Mein Platz sollte von jüngeren Forschenden eingenommen werden, die dann ein völlig neues Gebiet aufbauen. Wissenschaftler in den USA arbeiten häufig noch, wenn sie älter als 80 Jahre alt sind. Zum Teil, weil sie Macht und Einfluss genießen und nicht bereit sind, das aufzugeben. Sie sagen: „Wir leisten immer noch großartige Arbeit.“ Damit meinen sie aber eigentlich all die jungen Leute, die die eigentliche Arbeit im Labor tun. Sie selbst helfen nur dabei, die ganze Sache zu finanzieren.
Aber die Weisheit kommt doch mit dem Alter ...
Klar: Wenn man 20 Jahre alt ist, hat man noch nicht viel Lebenserfahrung. Die meisten echten sozialen Veränderungen, neuen Ideen, wissenschaftlichen Durchbrüche werden aber von jungen Menschen vorangetrieben. Ich glaube nicht, dass ein 70- bis 80-Jähriger weiser ist als ein 40- oder 50-Jähriger. Dafür gibt es keine Evidenz. Ältere Menschen können resistenter gegenüber Veränderungen sein. Sie sammeln Macht, Reichtum, Einfluss und haben Netzwerke. Darin liegt auch eine Gefahr: Wenn immer mehr Menschen älter werden, führt das zu einem Ungleichgewicht in der Gesellschaft. Ein festes Rentenalter, wie in vielen europäischen Ländern, ist aber auch keine gute Sache. Menschen altern unterschiedlich schnell und haben unterschiedliche Berufe. Man kann nicht von jemandem mit harter körperlicher Arbeit erwarten, genauso lange zu arbeiten wie jemand mit einem Schreibtischjob, wie ich ihn habe.
Gäbe es demnächst lebensverlängernde Mittel, könnte sich das dann wahrscheinlich auch nicht jeder und jede leisten ...
Es kommt darauf an. Beispielsweise sind Blutdruckmedikamente und Cholesterinsenker heute schon in weiten Teilen der Welt sehr günstig und für viele Menschen verfügbar. Andere Therapien könnten aber in der Tat sehr teuer sein. Es gibt beispielsweise die Idee, Zellen so umzuprogrammieren, dass sie dabei helfen, Gewebe zu regenerieren. So eine Behandlung wäre kompliziert und teuer – und würde womöglich ausschließlich bei wohlhabenden Menschen durchgeführt. Das ist ja heute auch schon so: Reiche leben wesentlich länger als Arme.
Welches Worst-Case-Szenario, welches Best-Case stellen Sie sich vor, wenn Sie auf die Alterungsforschung schauen?
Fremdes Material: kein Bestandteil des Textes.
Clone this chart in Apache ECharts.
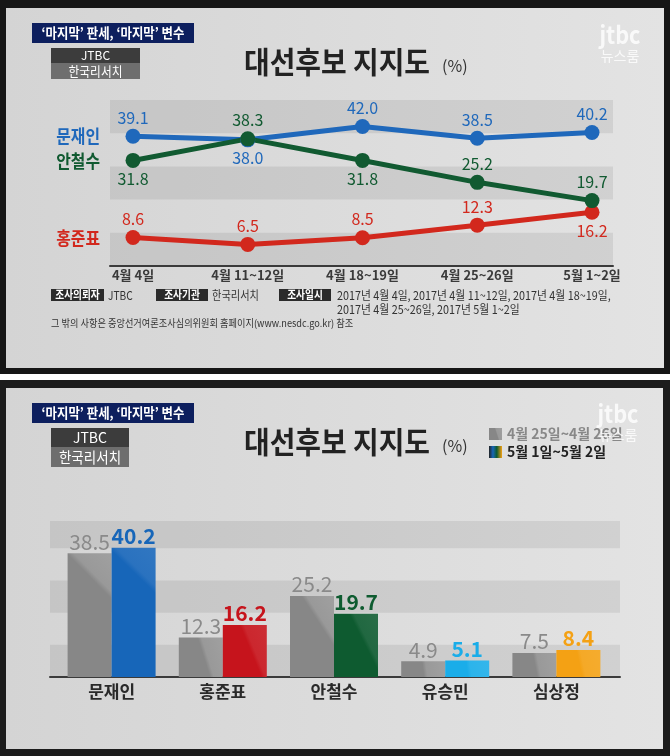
<!DOCTYPE html>
<html>
<head>
<meta charset="utf-8">
<script src="https://cdn.jsdelivr.net/npm/echarts@6/dist/echarts.min.js"></script>
<style>
  html, body { margin: 0; padding: 0; background: #fff; }
  #chart { width: 670px; height: 756px; }
</style>
</head>
<body>
<div id="chart"></div>
<script>
// 추이 (line chart)
const surveyDates = ["4월 4일", "4월 11~12일", "4월 18~19일", "4월 25~26일", "5월 1~2일"];
const moonTrend = [39.1, 38.0, 42.0, 38.5, 40.2];
const ahnTrend = [31.8, 38.3, 31.8, 25.2, 19.7];
const hongTrend = [8.6, 6.5, 8.5, 12.3, 16.2];

// 최근 2주 비교 (bar chart)
const candidates = ["문재인", "홍준표", "안철수", "유승민", "심상정"];
const prevWeek = [38.5, 12.3, 25.2, 4.9, 7.5];
const thisWeek = [40.2, 16.2, 19.7, 5.1, 8.4];
const prevName = "4월 25일~4월 26일";
const thisName = "5월 1일~5월 2일";

// label placement per point
const moonLabelPos = ["top", "bottom", "top", "top", "top"];
const ahnLabelPos = ["bottom", "top", "bottom", "top", "top"];
const hongLabelPos = ["top", "top", "top", "top", "bottom"];

const KR = '"Noto Sans CJK KR", "Noto Sans", sans-serif';
const BLUE = "#1f68bb";
const GREEN = "#115a31";
const RED = "#d2281d";
const barColors = ["#1766b9", "#c6141c", "#0e5b30", "#1aade9", "#f4a114"];
const bandDark = "rgba(0,0,0,0.075)";

const chart = echarts.init(document.getElementById("chart"));

const mix = (hex, t) => {
  const n = parseInt(hex.slice(1), 16);
  const f = c => Math.round(c + (255 - c) * t);
  return `rgb(${f(n >> 16)},${f((n >> 8) & 255)},${f(n & 255)})`;
};
const sheen = (hex, t) =>
  new echarts.graphic.LinearGradient(0, 0.35, 1, 0, [
    { offset: 0, color: hex },
    { offset: 0.48, color: hex },
    { offset: 0.56, color: mix(hex, t) },
    { offset: 1, color: mix(hex, t * 1.4) }
  ]);

const rect = (x, y, w, h, fill, z = -50) => ({
  type: "rect", silent: true, z,
  shape: { x, y, width: w, height: h },
  style: { fill }
});
const text = (x, y, str, o = {}) => ({
  type: "text", silent: true, x, y, z: o.z ?? 20, scaleX: o.sx ?? 1,
  style: {
    text: str,
    fill: o.color ?? "#222",
    fontSize: o.size ?? 12,
    fontWeight: o.weight ?? "normal",
    fontFamily: KR,
    align: o.align ?? "left", textAlign: o.align ?? "left",
    verticalAlign: "middle", textVerticalAlign: "middle"
  }
});

const panelFill = () =>
  new echarts.graphic.LinearGradient(0, 0, 1, 0, [
    { offset: 0, color: "#d4d4d4" },
    { offset: 1, color: "#e3e3e3" }
  ]);

// header block shared by both panels
const header = (y0, boxW, boxH, boxFont) => [
  rect(32, y0 + 23, 162, 20, "#0d1f5e", 5),
  text(113, y0 + 33, "‘마지막’ 판세, ‘마지막’ 변수", { color: "#fff", size: 13.5, weight: "bold", align: "center", sx: 0.92 }),
  rect(51, y0 + 48, boxW, boxH, "#3c3c3c", 5),
  text(51 + boxW / 2, y0 + 48 + boxH / 2, "JTBC", { color: "#fff", size: boxFont, align: "center" }),
  rect(51, y0 + 48 + boxH, boxW, boxH + 1, "#6e6e6e", 5),
  text(51 + boxW / 2, y0 + 48 + boxH * 1.5 + 0.5, "한국리서치", { color: "#fff", size: boxFont + 1, align: "center", sx: 0.9 }),
  text(244, y0 + 62, "대선후보 지지도", { size: 30, weight: "bold", color: "#222", sx: 0.93 }),
  text(442, y0 + 66, "(%)", { size: 16, color: "#333" })
];
const logo = (cx, y) => [
  text(cx, y, "jtbc", { size: 24, weight: "bold", color: "rgba(255,255,255,0.8)", align: "center", z: 40, sx: 0.9 }),
  text(cx, y + 21, "뉴스룸", { size: 14, color: "rgba(255,255,255,0.8)", align: "center", z: 40 })
];
const tag = (x, w, str) => [
  rect(x, 289, w, 12, "#2b2b2b", 5),
  text(x + w / 2, 295, str, { color: "#fff", size: 11, weight: "bold", align: "center", sx: 0.88 })
];

const lineSeries = (name, values, positions, color) => ({
  name, type: "line", xAxisIndex: 1, yAxisIndex: 1, silent: true,
  data: values.map((v, i) => ({ value: v, label: { position: positions[i] } })),
  symbol: "circle", symbolSize: 15,
  lineStyle: { color, width: 5 },
  itemStyle: { color },
  label: {
    show: true, color, fontSize: 16, fontFamily: KR, distance: 3,
    formatter: p => p.value.toFixed(1)
  },
  emphasis: { disabled: true }
});

const option = {
  animation: false,
  graphic: [
    rect(0, 0, 670, 374, "#161616", -100),
    rect(6, 8, 658, 360, panelFill(), -90),
    rect(0, 380, 670, 376, "#1c1c1c", -100),
    rect(6, 388, 657, 361, panelFill(), -90),
    ...header(0, 89, 15, 12),
    ...header(380, 78, 19, 14),
    ...logo(620, 35),
    ...logo(618, 414),
    text(100, 136, "문재인", { color: BLUE, size: 18, weight: "bold", align: "right", sx: 0.88 }),
    text(100, 161, "안철수", { color: GREEN, size: 18, weight: "bold", align: "right", sx: 0.88 }),
    text(100, 238, "홍준표", { color: RED, size: 18, weight: "bold", align: "right", sx: 0.88 }),
    ...tag(51, 53, "조사의뢰자"),
    text(108, 295, "JTBC", { color: "#333", size: 12, sx: 0.85 }),
    ...tag(156, 52, "조사기관"),
    text(212, 295, "한국리서치", { color: "#333", size: 12, sx: 0.85 }),
    ...tag(279, 52, "조사일시"),
    text(337, 295, "2017년 4월 4일, 2017년 4월 11~12일, 2017년 4월 18~19일,", { color: "#333", size: 12, sx: 0.9 }),
    text(337, 309, "2017년 4월 25~26일, 2017년 5월 1~2일", { color: "#333", size: 12, sx: 0.9 }),
    text(51, 323, "그 밖의 사항은 중앙선거여론조사심의위원회 홈페이지(www.nesdc.go.kr) 참조", { color: "#333", size: 10, sx: 0.92 })
  ],
  legend: {
    data: [
      { name: prevName, textStyle: { color: "#888" } },
      { name: thisName, textStyle: { color: "#222" } }
    ],
    left: 489, top: 427, orient: "vertical", padding: 0,
    itemWidth: 13, itemHeight: 12, itemGap: 4, icon: "rect",
    selectedMode: false,
    textStyle: { fontSize: 14, fontWeight: "bold", fontFamily: KR }
  },
  grid: [
    { left: 110, top: 100, width: 503, height: 166 },
    { left: 133, top: 100, width: 459, height: 166 },
    { left: 50, top: 521, width: 570, height: 156 },
    { left: 56, top: 521, width: 556, height: 156 }
  ],
  xAxis: [
    {
      gridIndex: 0, type: "value", min: 0, max: 1,
      axisLine: { show: true, onZero: false, lineStyle: { color: "#3a3a3a", width: 2 } },
      axisTick: { show: false }, axisLabel: { show: false }, splitLine: { show: false }
    },
    {
      gridIndex: 1, type: "category", data: surveyDates, boundaryGap: false,
      axisLine: { show: false }, axisTick: { show: false }, splitLine: { show: false },
      axisLabel: { color: "#3a3a3a", fontSize: 13, fontWeight: "bold", fontFamily: KR, margin: 3 }
    },
    {
      gridIndex: 2, type: "value", min: 0, max: 1,
      axisLine: { show: true, onZero: false, lineStyle: { color: "#3a3a3a", width: 2 } },
      axisTick: { show: false }, axisLabel: { show: false }, splitLine: { show: false }
    },
    {
      gridIndex: 3, type: "category", data: candidates,
      axisLine: { show: false }, axisTick: { show: false }, splitLine: { show: false },
      axisLabel: { color: "#2a2a2a", fontSize: 17, fontWeight: "bold", fontFamily: KR, margin: 6 }
    }
  ],
  yAxis: [
    {
      gridIndex: 0, type: "value", min: 0, max: 50, interval: 10,
      axisLine: { show: false }, axisTick: { show: false }, axisLabel: { show: false },
      splitLine: { show: false },
      splitArea: { show: true, areaStyle: { color: [bandDark, "rgba(0,0,0,0)"] } }
    },
    { gridIndex: 1, type: "value", min: 0, max: 50, show: false, splitLine: { show: false } },
    {
      gridIndex: 2, type: "value", min: 0, max: 48.5, interval: 10,
      axisLine: { show: false }, axisTick: { show: false }, axisLabel: { show: false },
      splitLine: { show: false },
      splitArea: { show: true, areaStyle: { color: [bandDark, "rgba(0,0,0,0)"] } }
    },
    { gridIndex: 3, type: "value", min: 0, max: 48.5, show: false, splitLine: { show: false } }
  ],
  series: [
    lineSeries("문재인", moonTrend, moonLabelPos, BLUE),
    lineSeries("홍준표", hongTrend, hongLabelPos, RED),
    lineSeries("안철수", ahnTrend, ahnLabelPos, GREEN),
    {
      name: prevName, type: "bar", xAxisIndex: 3, yAxisIndex: 3, silent: true,
      data: prevWeek, barWidth: 44, barGap: "0%",
      itemStyle: { color: sheen("#878787", 0.15) },
      label: {
        show: true, position: "top", distance: 1, color: "#8a8a8a",
        fontSize: 21, fontFamily: KR, formatter: p => p.value.toFixed(1)
      }
    },
    {
      name: thisName, type: "bar", xAxisIndex: 3, yAxisIndex: 3, silent: true,
      barWidth: 44, barGap: "0%",
      data: thisWeek.map((v, i) => ({
        value: v,
        itemStyle: { color: sheen(barColors[i], 0.08) },
        label: { color: barColors[i] }
      })),
      itemStyle: {
        color: new echarts.graphic.LinearGradient(0, 0, 1, 0, [
          { offset: 0, color: "#222" },
          { offset: 0.3, color: barColors[0] },
          { offset: 0.6, color: barColors[2] },
          { offset: 1, color: barColors[4] }
        ])
      },
      label: {
        show: true, position: "top", distance: 1,
        fontSize: 21, fontWeight: "bold", fontFamily: KR, formatter: p => p.value.toFixed(1)
      }
    }
  ]
};

chart.setOption(option);
</script>
</body>
</html>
Schlimmstenfalls kommt dabei nichts heraus, was wir tatsächlich nutzen können. Es geht ja auch nicht nur darum, die Lebenserwartung an sich zu erhöhen. Die eigentliche Frage ist doch: Kann man eine immer älter werdende Gesellschaft möglichst gesund und unabhängig halten? Im besten Fall gibt es künftig Mittel, die zusätzlich zu Bewegung, Schlaf und Ernährung länger gesund halten, mehr Energie geben und den Muskelabbau verringern. Vielleicht können wir auch die Alterung generell beeinflussen – aber wir wissen es noch nicht.